Morley returns to 1912 and travels to Belfast, where the Titanic is under construction. Seeing no way to sabotage the vessel's construction (which would cause Butt to take another ship), Morley has little choice but to await the ship's completion and sail on her himself, having carefully planned to be near one of the lifeboats where men were permitted to board. Aboard, he meets Butt, who spurns Morley's offer to tell him how to get off the ship safely once the iceberg strikes. Butt will not leave a vessel on which women and children may die (and, according to some accounts, did act in a heroic manner during the sinking). The Jotta Girl is also aboard, and after Captain Smith fails to take Morley's warning seriously, agrees to help Morley. They distract the helmsman, setting the ship onto a new course. That course is the one which impacts the iceberg and sinks the ship. Ironically, had they taken no action, the ship would have missed. Butt's mission fails with his death. The war will happen, and the only hope Morley has for Willy is that forewarned with the information about the day he is to die, that he will survive.

In an epilogue, Morley has returned to 1887, or, by now, 1888. He is emotionally torn up not only by his responsibility for the ship's loss, but also by his attraction to the Jotta Girl, who presumably survived and returned to the 1970s. As the book concludes, he and Julia are laying in supplies for what Morley knows will be the Blizzard of 1888.

== Reception ==
From Time to Time received generally mixed but appreciative reviews, with critics praising Finney's rich historical detail and immersive recreation of early 20th-century New York, while noting that the story and characters often take a secondary role. Publishers Weekly described the novel as "entertaining" and rich in period color, though lacking the "magic and urgency of its predecessor," and highlighted Finney's imaginative set pieces, historical cameos, albeit "creaky" central conceit. The St. Louis Post-Dispatch similarly remarked that, while the book offers abundant period detail, it "seems to stand still at many points" and that this level of detail sometimes gets in the way of the story. In The New York Times, Frank Rich praised the novel's meticulous evocation of New York circa 1912, especially its theatrical life, vaudeville, and Titanic-era settings, while observing that most of the characters — even Simon Morley — function largely as human signposts, guiding readers through the city and its culture rather than becoming fully realized individuals. Similarly, Times critic Michiko Kakutani wrote of the book, "'From Time to Time' doesn't possess the novelty or spontaneous delight of its predecessor -- very few sequels do, of course -- but it still makes for an entertaining romp through a narrow window of history."

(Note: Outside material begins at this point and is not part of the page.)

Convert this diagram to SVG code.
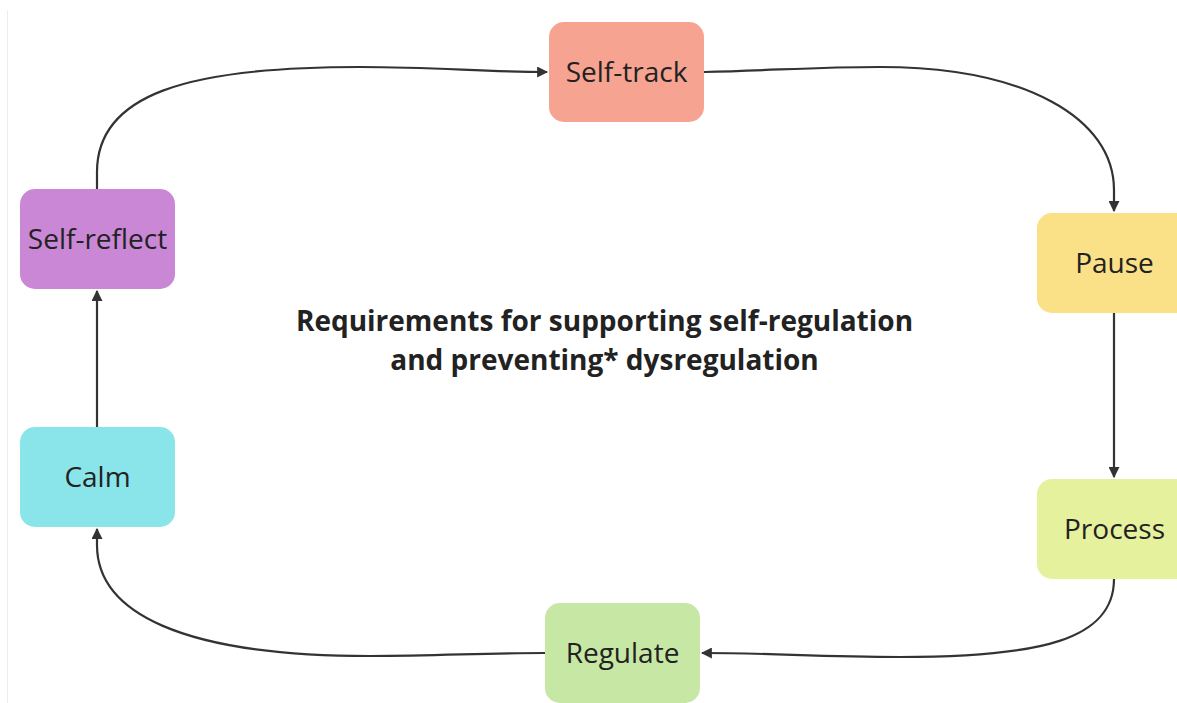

In 2024, novelist Jean Hanff Korelitz, author of The Sequel, named From Time to Time as one of her all-time favorite sequel novels, calling it "a brilliant book."

==Audio version==
In 1995 Simon & Schuster released an audio version of From Time to Time, abridged by James Shokoff. It is read by Campbell Scott and is 4.5 hours in length. (An audio version of Time and Again was released simultaneously. It too was abridged by Shokoff and read by Scott.)